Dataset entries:
########

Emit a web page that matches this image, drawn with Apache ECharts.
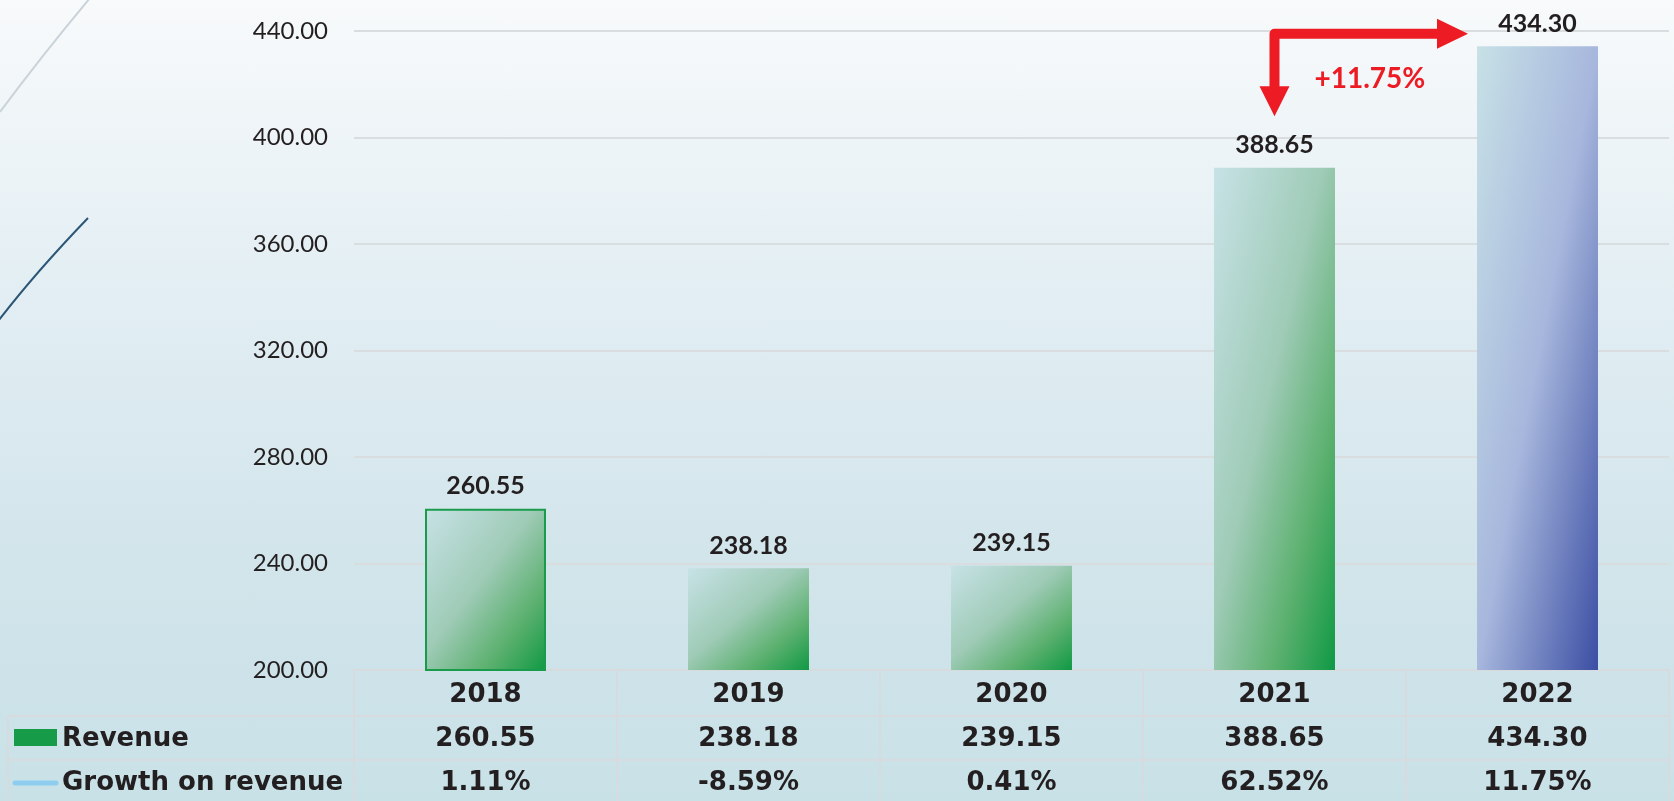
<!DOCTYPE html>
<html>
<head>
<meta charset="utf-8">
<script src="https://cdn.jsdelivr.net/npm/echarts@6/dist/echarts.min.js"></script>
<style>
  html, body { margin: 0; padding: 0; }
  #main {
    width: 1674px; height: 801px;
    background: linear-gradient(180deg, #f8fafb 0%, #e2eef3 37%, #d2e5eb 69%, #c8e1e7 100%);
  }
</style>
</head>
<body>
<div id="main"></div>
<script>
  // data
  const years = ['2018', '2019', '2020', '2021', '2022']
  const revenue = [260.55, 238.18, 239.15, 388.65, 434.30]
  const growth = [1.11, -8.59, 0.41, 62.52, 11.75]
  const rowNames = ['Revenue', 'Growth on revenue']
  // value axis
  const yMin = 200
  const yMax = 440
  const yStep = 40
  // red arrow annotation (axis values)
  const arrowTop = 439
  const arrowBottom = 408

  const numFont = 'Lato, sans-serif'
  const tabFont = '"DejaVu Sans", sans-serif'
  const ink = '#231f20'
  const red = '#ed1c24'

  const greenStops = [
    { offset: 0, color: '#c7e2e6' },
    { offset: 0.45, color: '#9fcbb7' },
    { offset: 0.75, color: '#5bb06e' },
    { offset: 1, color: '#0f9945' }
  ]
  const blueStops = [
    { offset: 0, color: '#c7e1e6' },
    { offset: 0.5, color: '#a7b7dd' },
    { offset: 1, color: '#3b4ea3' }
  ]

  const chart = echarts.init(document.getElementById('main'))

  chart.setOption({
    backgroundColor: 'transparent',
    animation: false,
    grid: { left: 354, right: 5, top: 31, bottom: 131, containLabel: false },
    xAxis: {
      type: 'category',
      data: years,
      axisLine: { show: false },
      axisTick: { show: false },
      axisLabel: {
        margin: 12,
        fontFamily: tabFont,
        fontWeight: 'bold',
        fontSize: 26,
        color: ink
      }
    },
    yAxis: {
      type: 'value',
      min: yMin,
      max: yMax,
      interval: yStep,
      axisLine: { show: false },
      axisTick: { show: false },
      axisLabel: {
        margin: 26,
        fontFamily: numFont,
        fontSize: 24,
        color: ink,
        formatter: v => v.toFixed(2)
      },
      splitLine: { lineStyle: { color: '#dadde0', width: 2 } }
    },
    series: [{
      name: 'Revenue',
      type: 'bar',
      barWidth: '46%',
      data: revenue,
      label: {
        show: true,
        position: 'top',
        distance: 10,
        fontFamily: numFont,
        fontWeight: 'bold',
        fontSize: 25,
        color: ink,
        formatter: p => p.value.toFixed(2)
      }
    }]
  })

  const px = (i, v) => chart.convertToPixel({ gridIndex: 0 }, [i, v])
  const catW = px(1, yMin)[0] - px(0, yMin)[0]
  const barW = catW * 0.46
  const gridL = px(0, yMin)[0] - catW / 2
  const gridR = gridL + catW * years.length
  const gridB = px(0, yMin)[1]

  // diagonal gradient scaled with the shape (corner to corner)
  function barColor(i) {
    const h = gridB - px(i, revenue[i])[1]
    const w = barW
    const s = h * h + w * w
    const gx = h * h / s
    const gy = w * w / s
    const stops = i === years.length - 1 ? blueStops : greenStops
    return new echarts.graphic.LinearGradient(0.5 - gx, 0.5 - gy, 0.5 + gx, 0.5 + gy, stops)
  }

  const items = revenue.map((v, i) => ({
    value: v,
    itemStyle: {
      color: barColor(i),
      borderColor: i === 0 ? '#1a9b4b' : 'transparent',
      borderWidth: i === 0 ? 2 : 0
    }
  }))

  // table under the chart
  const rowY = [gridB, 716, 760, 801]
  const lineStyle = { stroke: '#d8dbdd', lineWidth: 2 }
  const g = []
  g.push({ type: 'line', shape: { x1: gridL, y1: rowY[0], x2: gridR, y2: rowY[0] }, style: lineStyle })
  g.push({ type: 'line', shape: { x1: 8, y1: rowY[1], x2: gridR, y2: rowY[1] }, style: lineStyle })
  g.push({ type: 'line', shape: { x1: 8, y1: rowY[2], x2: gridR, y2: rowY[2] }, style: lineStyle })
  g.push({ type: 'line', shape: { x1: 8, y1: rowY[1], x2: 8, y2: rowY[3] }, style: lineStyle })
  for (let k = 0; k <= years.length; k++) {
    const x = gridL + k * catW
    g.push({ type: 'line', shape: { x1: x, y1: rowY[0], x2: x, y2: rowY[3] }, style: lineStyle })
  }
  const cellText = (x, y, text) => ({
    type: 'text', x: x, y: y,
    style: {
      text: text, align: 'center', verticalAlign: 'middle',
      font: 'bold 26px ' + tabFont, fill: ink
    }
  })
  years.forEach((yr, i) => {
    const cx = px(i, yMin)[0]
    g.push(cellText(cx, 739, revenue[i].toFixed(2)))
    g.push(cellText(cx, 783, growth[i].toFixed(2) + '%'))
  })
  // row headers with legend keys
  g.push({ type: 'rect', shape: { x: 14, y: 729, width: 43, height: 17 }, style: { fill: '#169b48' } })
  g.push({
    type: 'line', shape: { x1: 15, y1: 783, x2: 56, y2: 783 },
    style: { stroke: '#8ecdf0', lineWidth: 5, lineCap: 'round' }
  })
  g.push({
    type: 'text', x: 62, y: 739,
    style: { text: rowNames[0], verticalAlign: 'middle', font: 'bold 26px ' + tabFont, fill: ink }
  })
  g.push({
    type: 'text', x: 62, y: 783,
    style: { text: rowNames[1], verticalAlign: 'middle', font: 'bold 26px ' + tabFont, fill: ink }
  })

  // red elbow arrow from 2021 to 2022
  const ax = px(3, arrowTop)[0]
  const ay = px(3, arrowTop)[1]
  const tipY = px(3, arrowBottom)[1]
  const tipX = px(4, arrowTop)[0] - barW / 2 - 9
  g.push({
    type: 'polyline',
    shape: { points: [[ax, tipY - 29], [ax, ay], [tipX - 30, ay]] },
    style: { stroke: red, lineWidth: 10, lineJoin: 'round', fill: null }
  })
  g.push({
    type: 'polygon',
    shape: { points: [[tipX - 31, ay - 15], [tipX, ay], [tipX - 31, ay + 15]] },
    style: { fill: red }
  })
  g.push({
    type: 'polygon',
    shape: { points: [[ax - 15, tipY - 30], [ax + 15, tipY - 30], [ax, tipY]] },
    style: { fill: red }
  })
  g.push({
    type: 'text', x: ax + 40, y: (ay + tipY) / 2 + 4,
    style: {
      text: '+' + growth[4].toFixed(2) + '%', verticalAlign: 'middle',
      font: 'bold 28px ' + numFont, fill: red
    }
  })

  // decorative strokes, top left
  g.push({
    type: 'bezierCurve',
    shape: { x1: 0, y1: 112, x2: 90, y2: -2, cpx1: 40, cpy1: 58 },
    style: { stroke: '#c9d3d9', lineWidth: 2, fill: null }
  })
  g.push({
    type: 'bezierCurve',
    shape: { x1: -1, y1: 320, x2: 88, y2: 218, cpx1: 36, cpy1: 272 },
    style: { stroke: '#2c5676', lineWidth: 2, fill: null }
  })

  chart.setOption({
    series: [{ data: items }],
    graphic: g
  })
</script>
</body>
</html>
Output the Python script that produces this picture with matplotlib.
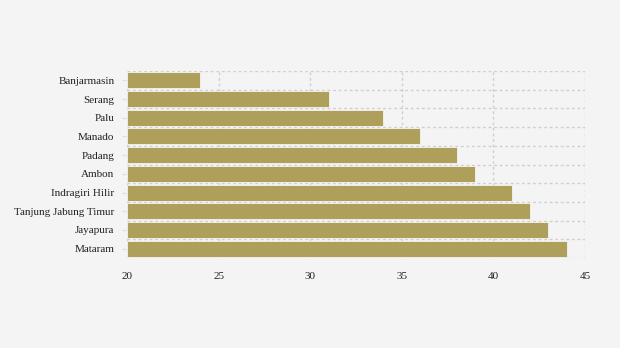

########

### Problem to solve
Print the complete listing exactly as it stands, without its pictures.

### Exercise result
Emit a web page that matches this image, drawn with Apache ECharts.
<!DOCTYPE html>
<html>
<head>
<meta charset="utf-8">
<script src="https://cdn.jsdelivr.net/npm/echarts@6/dist/echarts.min.js"></script>
<style>
  html, body { margin: 0; padding: 0; }
  #main {
    width: 1674px; height: 801px;
    background: linear-gradient(180deg, #f8fafb 0%, #e2eef3 37%, #d2e5eb 69%, #c8e1e7 100%);
  }
</style>
</head>
<body>
<div id="main"></div>
<script>
  // data
  const years = ['2018', '2019', '2020', '2021', '2022']
  const revenue = [260.55, 238.18, 239.15, 388.65, 434.30]
  const growth = [1.11, -8.59, 0.41, 62.52, 11.75]
  const rowNames = ['Revenue', 'Growth on revenue']
  // value axis
  const yMin = 200
  const yMax = 440
  const yStep = 40
  // red arrow annotation (axis values)
  const arrowTop = 439
  const arrowBottom = 408

  const numFont = 'Lato, sans-serif'
  const tabFont = '"DejaVu Sans", sans-serif'
  const ink = '#231f20'
  const red = '#ed1c24'

  const greenStops = [
    { offset: 0, color: '#c7e2e6' },
    { offset: 0.45, color: '#9fcbb7' },
    { offset: 0.75, color: '#5bb06e' },
    { offset: 1, color: '#0f9945' }
  ]
  const blueStops = [
    { offset: 0, color: '#c7e1e6' },
    { offset: 0.5, color: '#a7b7dd' },
    { offset: 1, color: '#3b4ea3' }
  ]

  const chart = echarts.init(document.getElementById('main'))

  chart.setOption({
    backgroundColor: 'transparent',
    animation: false,
    grid: { left: 354, right: 5, top: 31, bottom: 131, containLabel: false },
    xAxis: {
      type: 'category',
      data: years,
      axisLine: { show: false },
      axisTick: { show: false },
      axisLabel: {
        margin: 12,
        fontFamily: tabFont,
        fontWeight: 'bold',
        fontSize: 26,
        color: ink
      }
    },
    yAxis: {
      type: 'value',
      min: yMin,
      max: yMax,
      interval: yStep,
      axisLine: { show: false },
      axisTick: { show: false },
      axisLabel: {
        margin: 26,
        fontFamily: numFont,
        fontSize: 24,
        color: ink,
        formatter: v => v.toFixed(2)
      },
      splitLine: { lineStyle: { color: '#dadde0', width: 2 } }
    },
    series: [{
      name: 'Revenue',
      type: 'bar',
      barWidth: '46%',
      data: revenue,
      label: {
        show: true,
        position: 'top',
        distance: 10,
        fontFamily: numFont,
        fontWeight: 'bold',
        fontSize: 25,
        color: ink,
        formatter: p => p.value.toFixed(2)
      }
    }]
  })

  const px = (i, v) => chart.convertToPixel({ gridIndex: 0 }, [i, v])
  const catW = px(1, yMin)[0] - px(0, yMin)[0]
  const barW = catW * 0.46
  const gridL = px(0, yMin)[0] - catW / 2
  const gridR = gridL + catW * years.length
  const gridB = px(0, yMin)[1]

  // diagonal gradient scaled with the shape (corner to corner)
  function barColor(i) {
    const h = gridB - px(i, revenue[i])[1]
    const w = barW
    const s = h * h + w * w
    const gx = h * h / s
    const gy = w * w / s
    const stops = i === years.length - 1 ? blueStops : greenStops
    return new echarts.graphic.LinearGradient(0.5 - gx, 0.5 - gy, 0.5 + gx, 0.5 + gy, stops)
  }

  const items = revenue.map((v, i) => ({
    value: v,
    itemStyle: {
      color: barColor(i),
      borderColor: i === 0 ? '#1a9b4b' : 'transparent',
      borderWidth: i === 0 ? 2 : 0
    }
  }))

  // table under the chart
  const rowY = [gridB, 716, 760, 801]
  const lineStyle = { stroke: '#d8dbdd', lineWidth: 2 }
  const g = []
  g.push({ type: 'line', shape: { x1: gridL, y1: rowY[0], x2: gridR, y2: rowY[0] }, style: lineStyle })
  g.push({ type: 'line', shape: { x1: 8, y1: rowY[1], x2: gridR, y2: rowY[1] }, style: lineStyle })
  g.push({ type: 'line', shape: { x1: 8, y1: rowY[2], x2: gridR, y2: rowY[2] }, style: lineStyle })
  g.push({ type: 'line', shape: { x1: 8, y1: rowY[1], x2: 8, y2: rowY[3] }, style: lineStyle })
  for (let k = 0; k <= years.length; k++) {
    const x = gridL + k * catW
    g.push({ type: 'line', shape: { x1: x, y1: rowY[0], x2: x, y2: rowY[3] }, style: lineStyle })
  }
  const cellText = (x, y, text) => ({
    type: 'text', x: x, y: y,
    style: {
      text: text, align: 'center', verticalAlign: 'middle',
      font: 'bold 26px ' + tabFont, fill: ink
    }
  })
  years.forEach((yr, i) => {
    const cx = px(i, yMin)[0]
    g.push(cellText(cx, 739, revenue[i].toFixed(2)))
    g.push(cellText(cx, 783, growth[i].toFixed(2) + '%'))
  })
  // row headers with legend keys
  g.push({ type: 'rect', shape: { x: 14, y: 729, width: 43, height: 17 }, style: { fill: '#169b48' } })
  g.push({
    type: 'line', shape: { x1: 15, y1: 783, x2: 56, y2: 783 },
    style: { stroke: '#8ecdf0', lineWidth: 5, lineCap: 'round' }
  })
  g.push({
    type: 'text', x: 62, y: 739,
    style: { text: rowNames[0], verticalAlign: 'middle', font: 'bold 26px ' + tabFont, fill: ink }
  })
  g.push({
    type: 'text', x: 62, y: 783,
    style: { text: rowNames[1], verticalAlign: 'middle', font: 'bold 26px ' + tabFont, fill: ink }
  })

  // red elbow arrow from 2021 to 2022
  const ax = px(3, arrowTop)[0]
  const ay = px(3, arrowTop)[1]
  const tipY = px(3, arrowBottom)[1]
  const tipX = px(4, arrowTop)[0] - barW / 2 - 9
  g.push({
    type: 'polyline',
    shape: { points: [[ax, tipY - 29], [ax, ay], [tipX - 30, ay]] },
    style: { stroke: red, lineWidth: 10, lineJoin: 'round', fill: null }
  })
  g.push({
    type: 'polygon',
    shape: { points: [[tipX - 31, ay - 15], [tipX, ay], [tipX - 31, ay + 15]] },
    style: { fill: red }
  })
  g.push({
    type: 'polygon',
    shape: { points: [[ax - 15, tipY - 30], [ax + 15, tipY - 30], [ax, tipY]] },
    style: { fill: red }
  })
  g.push({
    type: 'text', x: ax + 40, y: (ay + tipY) / 2 + 4,
    style: {
      text: '+' + growth[4].toFixed(2) + '%', verticalAlign: 'middle',
      font: 'bold 28px ' + numFont, fill: red
    }
  })

  // decorative strokes, top left
  g.push({
    type: 'bezierCurve',
    shape: { x1: 0, y1: 112, x2: 90, y2: -2, cpx1: 40, cpy1: 58 },
    style: { stroke: '#c9d3d9', lineWidth: 2, fill: null }
  })
  g.push({
    type: 'bezierCurve',
    shape: { x1: -1, y1: 320, x2: 88, y2: 218, cpx1: 36, cpy1: 272 },
    style: { stroke: '#2c5676', lineWidth: 2, fill: null }
  })

  chart.setOption({
    series: [{ data: items }],
    graphic: g
  })
</script>
</body>
</html>
Output the Python script that produces this picture with matplotlib.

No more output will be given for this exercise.